On one front, the ECLiC is ahead of the ACoC: they have voted to bless same-sex marriages. At its last synod, the ACoC didn’t vote on this at all, preferring instead to issue a Sexuality Discernment Statement, a document of soporific insignificance that, with a nudge and a wink, tacitly gave dioceses the all clear to do whatever they want, while attempting to protect the national organisation from culpability in the resulting mayhem.

This permitted Fred Hiltz to stay out of trouble with Rowan Williams by claiming that he exercised gracious restraint – the only concept I know that is more meaningless than those contained in the Sexuality Discernment Statement – while giving him the luxury of applauding the ELCIC as it throws itself off the cliff of gender political correctness.

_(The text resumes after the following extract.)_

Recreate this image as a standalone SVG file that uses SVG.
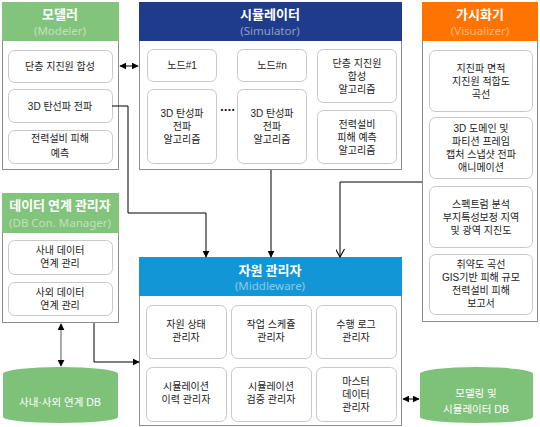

We can only hope that Fred and his ex-church follow suit before the shrieks of the ELCIC waft up when it meets its doom at the bottom.

Canadian Anglicans and Lutherans share problems

Other than their theology, that is.

From here:

Lutheran and Anglican bishops brainstorm solutions to common problems.

Canadian Lutheran churches appear to be faced with many of the same problems known to Canadian Anglicans.

Trying to find homosexuals to marry?

Well, yes, but also:

These include shrinking congregations and an increased interest in weekly eucharist.

What this really means is that many congregations are too small to warrant their own priest, so, if members of these “shrinking congregations” want a weekly eucharist, it may have to be a do-it-yourself job. Not that there’s much wrong with that – at least the sermons might make sense:

Speaking here at the Oct. 22-25 joint meeting of the Anglican House of Bishops and Lutheran Conference of Bishops, she added there has also been pressure to revive a practice of permitting lay people to preside at the sacrament, as some Lutheran churches did at one time.

Bishop Susan Johnson and Primate Fred Hiltz: the groovy bishops

Dancing like David before the ark, carried away by their love for God? Or a couple of ageing twerps making asses of themselves in their desperation to appear with-it? You decide:

Susan definitely has one up on Fred in the rhythm – and bumping – department.